Siempre me gustó –tocaba guitarra y piano- aunque nunca pensé que sería músico. Vivía en Santurce y me crié oyendo a Ismael Rivera. Santurce era un mundo urbano muy rico, variado, de intercambios. Silvia Rexach, por ejemplo, era de Santurce: se nutría de la música de Ismael Rivera y la música popular se nutrió de Silvia. La música es algo muy fuerte en nuestra cultura. Cualquier persona que estudie esa cultura tiene que enfrentarse a la música. Además de lo que uno aprende, como estudioso, de otras culturas y tradiciones intelectuales, también es importante reconocer el valor de la propia, escudriñar las sabidurías que hay detrás de todo eso.

 

 

 

 

Integraciones musicales

Este estudio innovador revela los valores paradigmáticos de la música afroantillana

 

 

Por Carmen Dolores Hernández

Un análisis de la música popular que arroja luz sobre la cultura afroantillana, este libro tiene énfasis tan imprevistos como los de las prácticas musicales que estudia. Uno importante es la imbricación de baile, comunicación corporal y música en el Caribe. El cuerpo –sus movimientos, sus provocaciones- se sitúan en el centro mismo de la creatividad y la imaginación, eliminando la dicotomía largamente sustentada entre su “naturaleza” (considerada inferior) y el mundo de la cultura y el arte. Muchas otras dicotomías se vienen abajo aquí, como la que tradicionalmente ha separado la “alta” cultura de la “baja”, además de la diferenciación tajante entre la música “clásica” y, por lo tanto, prestigiosa, y la popular y comercializada (menos prestigiosa, por lo tanto).

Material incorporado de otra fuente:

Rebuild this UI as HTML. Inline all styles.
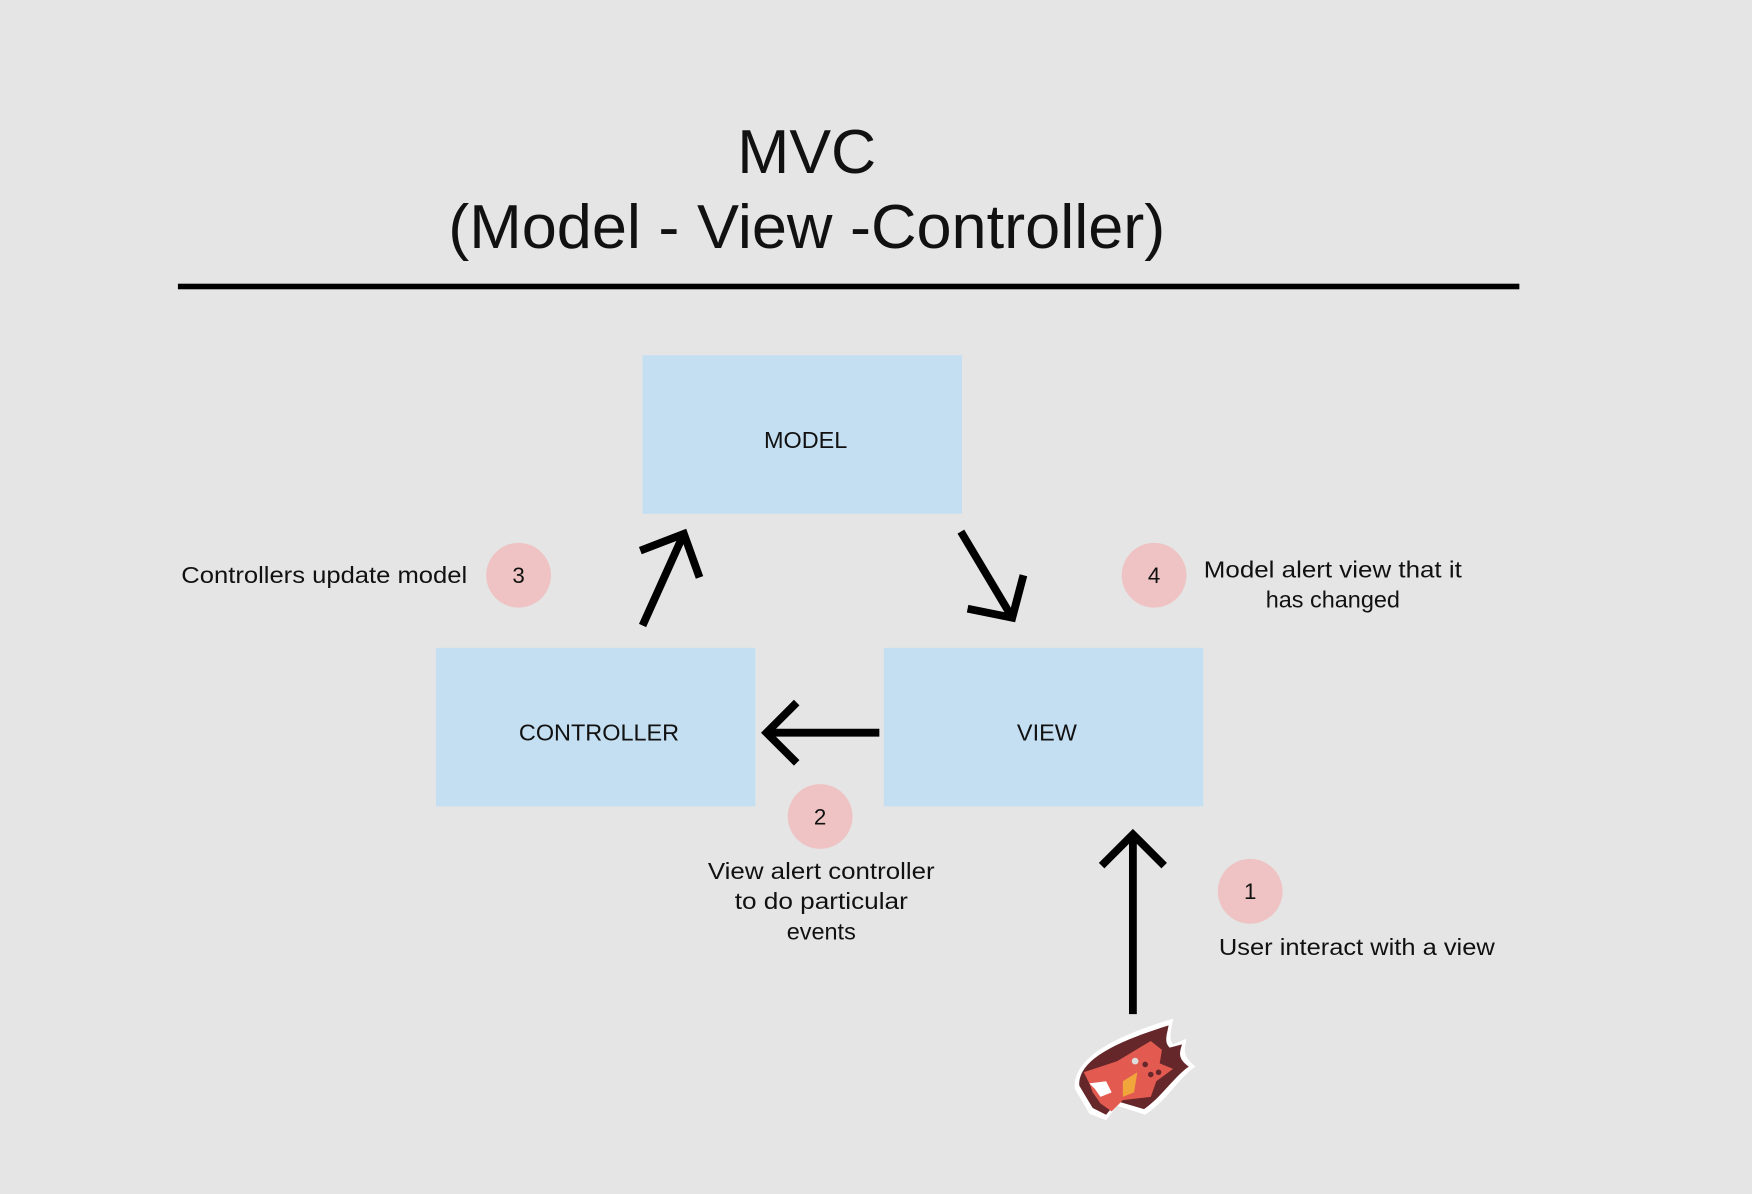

Apoyándose en una documentación muy extensa, traza, como en un “paseo” y un “merengue” (no el baile que así conocemos, sino el que acompañaba antaño el ritmo de la danza), la trayectoria de la música popular afroantillana desde la bomba hasta el hip hop y el reguetón, enfatizando la creciente hibridización de géneros. Una reflexión sugerente –“repiqueteo del jaleo”- es la consideración de los tiempos o ritmos en su dimensión subjetiva, hermanados con los de la vida y con la manera diferente en que los perciben los hombres y las mujeres, lo cual se trasluce sobre todo en los bailes.

Los dos ensayos finales inciden sobre la hazaña de Rafael Cortijo y de su “sonero mayor”, Ismael Rivera, el primero (que toma en cuenta el contexto santurcino de esos músicos). El otro, “Salsa, migración y globalización”, puntualiza el lugar que ocupa la salsa, nacida en Nueva York, como marca de identidad étnica y cultural y, también, como arma de resistencia ante la amenaza de desculturización dentro del famoso “melting pot” americano. La negativa de los latinos a fundirse se refleja, precisamente, en la vitalidad de ese género que trasciende además las limitaciones nacionales para instalar una amplia base de relaciones pan-latinas y pan-musicales.

La enorme porosidad de las músicas afroantillanas, concluye Quintero Rivera, su capacidad integradora de diversas tradiciones, su apertura fundamental hacia la expresión corporal en el baile y su habilidad de conjugar diversas identidades con las prácticas y estéticas cotidianas les confiere un valor paradigmático. El estudioso teoriza sobre estos puntos innovadoramente, poniendo de manifiesto su valor incalculable no sólo para nosotros sino para el mundo que tan bien ha recibido, por otra parte, nuestras músicas.